Two numbers follow online slots everywhere they go: return to player and volatility. They turn up in reviews, on game info screens, and in every forum argument about which title is worth a spin. The trouble is that they are usually quoted without explanation, as if everyone already agrees what they mean. They are worth understanding properly, because between them they describe almost everything about how a slot behaves, and because misreading them is the fastest way to talk yourself into expecting something a game was never built to give.
What return to player really describes
Return to player, almost always shortened to RTP, is the share of all the money staked on a game that its design is built to return as winnings over a very large number of spins. A slot quoted at ninety six percent is built so that, across millions of spins from everyone who plays it, around ninety six units flow back out for every hundred staked. The remaining few units are the house edge, the margin the operator keeps for running the game.
The single most important word in that paragraph is “design”. RTP is a property of how the maths model was built, confirmed by independent laboratories such as Gaming Laboratories International before a game reaches a regulated market. It is a long-run average, not a promise about your afternoon, and the sample it describes is far larger than any one person will ever play.
Why your session never matches the number
Here is the part that trips people up. A game can be built to pay back ninety six percent over its lifetime and still take every penny you brought on a given night, or hand you a year’s entertainment budget in ten minutes. Both outcomes are completely consistent with the headline figure. The percentage only emerges from an enormous run of results, and a single session is a tiny, jagged slice of that run.
It helps to think of RTP the way you would think of the average rainfall in a city. Knowing a place averages a certain amount of rain a year tells you almost nothing about whether you need an umbrella on the third Tuesday in March. The long-run figure is real and useful for planning, but it does not govern any single day. Slots work the same way, which is exactly why no betting pattern, time of day, or “due” machine changes what the next spin is built to do.
Volatility is the rhythm, not the rate
If RTP is how much a game returns over time, volatility, sometimes called variance, is how it returns it. Two slots can share an identical RTP and feel like completely different games because their volatility is worlds apart. Volatility describes the size and frequency of wins, the texture of the ride rather than the destination.
Low volatility games pay small amounts often. The balance drifts up and down gently, big swings are rare, and a session tends to last a while on a given budget. They suit players who want time in the chair and steady, low-drama entertainment. The trade is that the wins rarely get exciting.
High volatility games do the opposite. They can sit cold for long stretches, eating through a balance with little to show, then deliver a single result that dwarfs everything before it. The same RTP is being honoured, but it arrives in rare, heavy lumps rather than a steady trickle. These games suit players chasing the occasional large hit who accept long dry runs as the price of admission.
Reading the two numbers together
The numbers only become useful when you read them as a pair and match them to what you actually want from a session and to the money you have set aside. A high RTP, low volatility game is the friendliest place to make a modest budget last, because it gives back often and rarely lurches.
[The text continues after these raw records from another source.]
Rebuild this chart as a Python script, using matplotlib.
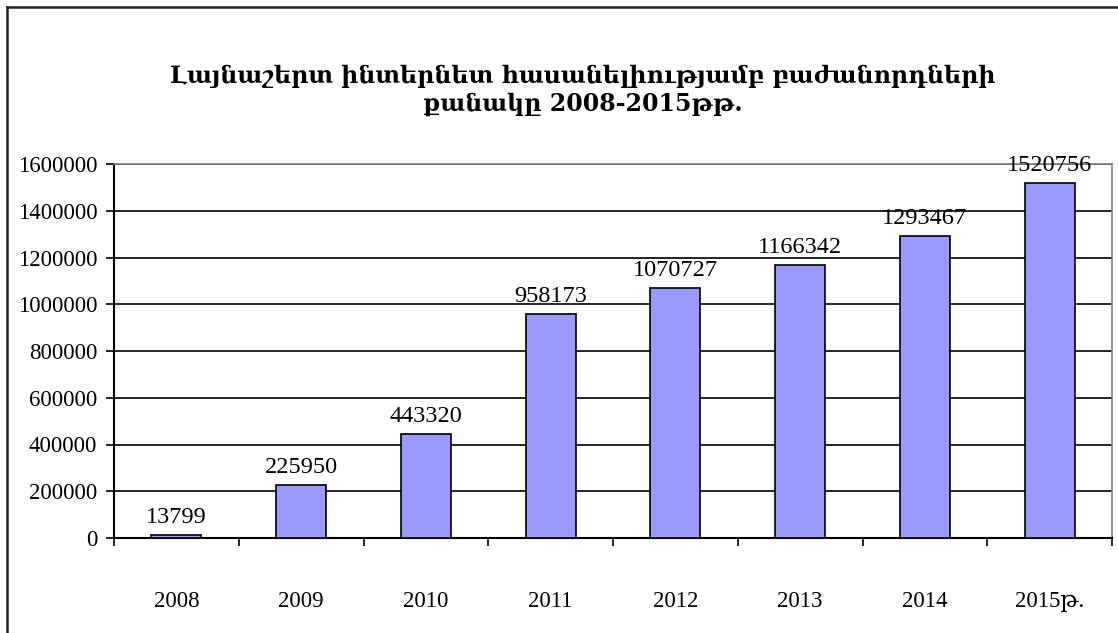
import numpy as np
import matplotlib.pyplot as plt
from matplotlib.lines import Line2D

years = ['2008', '2009', '2010', '2011', '2012', '2013', '2014', '2015թ.']
subscribers = [13799, 225950, 443320, 958173, 1070727, 1166342, 1293467, 1520756]
yticks = [0, 200000, 400000, 600000, 800000, 1000000, 1200000, 1400000, 1600000]
title = 'Լայնաշերտ ինտերնետ հասանելիությամբ բաժանորդների\nքանակը 2008-2015թթ.'

serif = ['Liberation Serif', 'DejaVu Serif']
fig = plt.figure(figsize=(11.18, 6.33), dpi=100)
ax = fig.add_axes([114/1118, 1 - 538/633, 998/1118, 374/633])

x = np.arange(len(years))
ax.bar(x, subscribers, width=0.4, color='#9999ff', edgecolor='black', linewidth=1.2, zorder=3)
for xi, v in zip(x, subscribers):
    ax.annotate(str(v), (xi, v), xytext=(0, 5), textcoords='offset points',
                ha='center', va='bottom', fontsize=17.5, family=serif, zorder=4)

ax.set_xlim(-0.5, len(years) - 0.5)
ax.set_ylim(0, 1600000)
ax.set_yticks(yticks)
ax.set_yticklabels([str(t) for t in yticks], family=serif, fontsize=16.5)
ax.yaxis.grid(True, color='black', linewidth=1.2, zorder=0)
ax.set_axisbelow(True)

ax.set_xticks(x)
ax.set_xticklabels(years, family=serif, fontsize=16.5)
ax.set_xticks(np.arange(len(years) + 1) - 0.5, minor=True)
ax.tick_params(axis='x', which='major', length=0, pad=38)
ax.tick_params(axis='x', which='minor', length=6, width=1.2, direction='out')
ax.tick_params(axis='y', length=6, width=1.2, direction='out', pad=6)

for s in ['left', 'bottom']:
    ax.spines[s].set_linewidth(1.5)
    ax.spines[s].set_color('black')
for s in ['top', 'right']:
    ax.spines[s].set_color('#808080')
    ax.spines[s].set_linewidth(1.2)

fig.text(583/1118, 1 - 90/633, title, ha='center', va='center', fontsize=17,
         fontweight='bold', family=['DejaVu Serif'], linespacing=1.15)

# outer chart frame (top and left edges visible)
fig.add_artist(Line2D([7/1118, 7/1118], [0, 1 - 7/633], color='#222222', linewidth=1.8))
fig.add_artist(Line2D([7/1118, 1], [1 - 7/633, 1 - 7/633], color='#222222', linewidth=1.8))

fig.savefig('out.png', dpi=100)
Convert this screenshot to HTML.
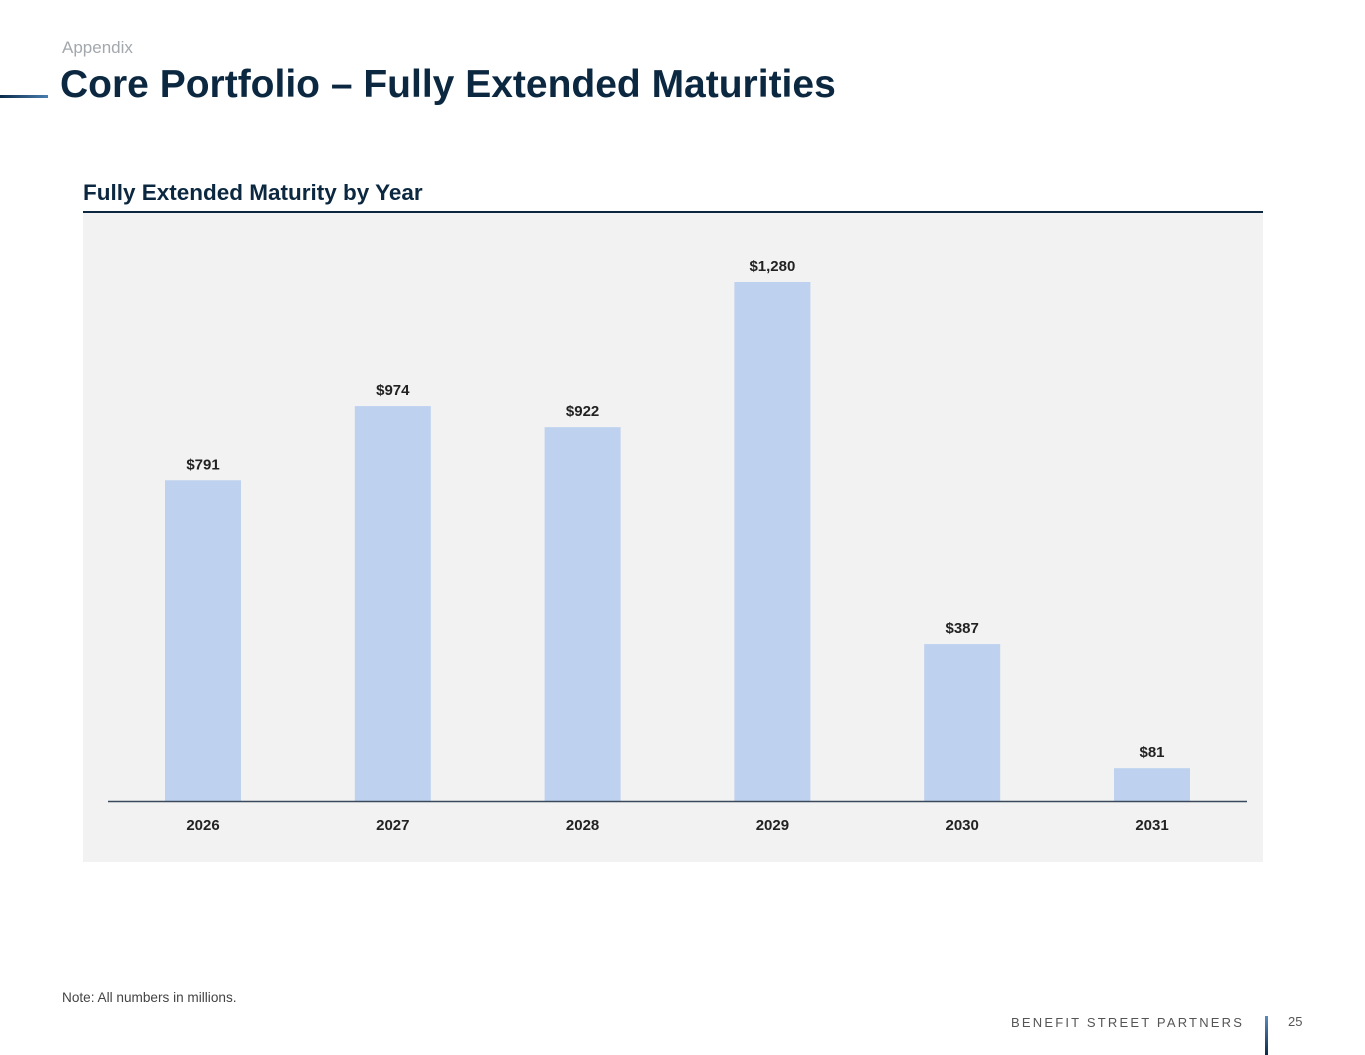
<!DOCTYPE html>
<html><head><meta charset="utf-8"><style>
body{margin:0;width:1365px;height:1055px;background:#fff;position:relative;overflow:hidden;font-family:"Liberation Sans",sans-serif}
.a{position:absolute}
</style></head><body>
<div class="a" style="left:62px;top:38px;font-size:17px;color:#a3a8ad">Appendix</div>
<div class="a" style="left:0;top:95px;width:48px;height:3px;background:linear-gradient(90deg,#0a2a4a,#4a7fb0)"></div>
<div class="a" style="left:60px;top:63px;font-size:39px;font-weight:bold;color:#0b2840">Core Portfolio – Fully Extended Maturities</div>
<div class="a" style="left:83px;top:180px;font-size:22.5px;font-weight:bold;color:#0b2840">Fully Extended Maturity by Year</div>
<div class="a" style="left:83px;top:211px;width:1180px;height:2px;background:#0b2840"></div>
<div class="a" style="left:83px;top:213px;width:1180px;height:649px;background:#f1f2f1"></div>
<svg class="a" style="left:0;top:0" width="1365" height="1055" id="chart"></svg>
<div class="a" style="left:62px;top:990px;font-size:13.6px;color:#444">Note: All numbers in millions.</div>
<div class="a" style="left:1011px;top:1015px;font-size:13px;letter-spacing:2.2px;color:#555">BENEFIT STREET PARTNERS</div>
<div class="a" style="left:1265px;top:1016px;width:3px;height:39px;background:linear-gradient(#5a8cc0,#0a2a4a)"></div>
<div class="a" style="left:1288px;top:1014px;font-size:13px;color:#555">25</div>
<script>
const categories=["2026","2027","2028","2029","2030","2031"];
const values=[791,974,922,1280,387,81];
const labels=["$791","$974","$922","$1,280","$387","$81"];
const svg=document.getElementById('chart');
const NS='http://www.w3.org/2000/svg';
const base=801,scale=519/1280,x0=203,step=189.8,bw=76;
const y=v=>base-v*scale, x=i=>x0+i*step;
function mk(t,a){const e=document.createElementNS(NS,t);for(const k in a)e.setAttribute(k,a[k]);svg.appendChild(e);return e;}
values.forEach((v,i)=>{
 const r=mk('rect',{x:x(i)-bw/2,y:y(v),width:bw,height:base-y(v),fill:'#bed2f0'});
 
 
 const t=mk('text',{x:x(i),y:y(v)-11,'text-anchor':'middle','font-size':'15','font-weight':'bold',fill:'#222','font-family':'Liberation Sans'});
 t.textContent=labels[i];
 
 
 const c=mk('text',{x:x(i),y:830,'text-anchor':'middle','font-size':'15','font-weight':'bold',fill:'#222','font-family':'Liberation Sans'});
 c.textContent=categories[i];
 
 
});
const ax=mk('line',{x1:108,x2:1247,y1:801.5,y2:801.5,stroke:'#3a4a5c','stroke-width':1.5});


</script>
</body></html>
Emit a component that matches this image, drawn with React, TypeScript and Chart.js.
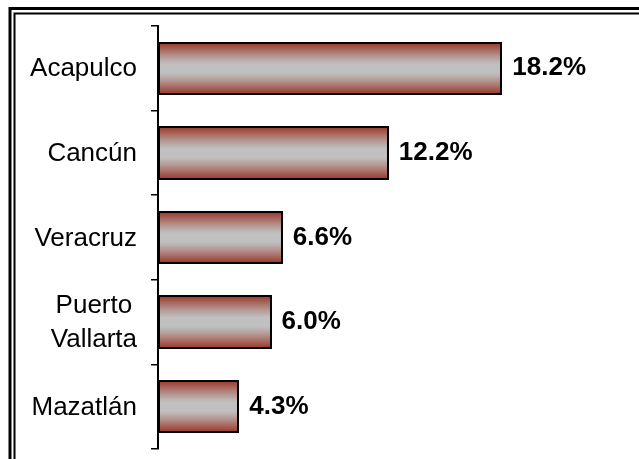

A high volatility game, even at the same RTP, demands a bigger cushion to survive the dry spells long enough for the rare big result to have a chance to land.
Neither setup is better in the abstract. A player with a small budget who wants an hour of relaxed play wants something very different from a player who is happy to risk a quick burn for a shot at a large win. The mistake is not picking one or the other; it is picking blind, without checking which kind of game you are sitting at. The same care belongs in the rest of how you read a slot, which is why our guide on how we rate a site treats transparency about these figures as a basic requirement rather than a bonus.
The traps these numbers set
Because RTP and volatility sound technical, they get dressed up as systems. You will see claims that a game is “ready to pay”, that raising your stake “unlocks” a better return, or that a string of losses means a win is overdue. None of this is true. Each spin is an independent event drawn by a random number generator, and the game has no memory of what came before. The figures describe the shape of the long run; they do not hand you a key to it.
The most expensive misreading is treating a high RTP as a reason to play longer than you planned, as though the number guarantees you will get most of your money back tonight. It does not. The house edge is small per spin but relentless across many of them, and the longer you play the more reliably results lean toward that edge rather than away from it. Understanding the structure of a slot is genuinely useful for choosing games that fit your taste and budget, and for setting expectations that survive contact with reality. The flip side of that structure, how reels and paylines actually assemble those outcomes, is worth a closer look on its own, which our piece on the anatomy of a slot takes apart in detail.
What to take away
RTP tells you the slice a game keeps over a vast run of play. Volatility tells you whether the returns come as a steady drizzle or rare downpours. Read together, they let you pick a game that matches your budget and your mood, and they let you walk in with honest expectations. What they will never do is predict a single spin or hand you an edge, and any pitch that says otherwise is selling a story rather than describing a game.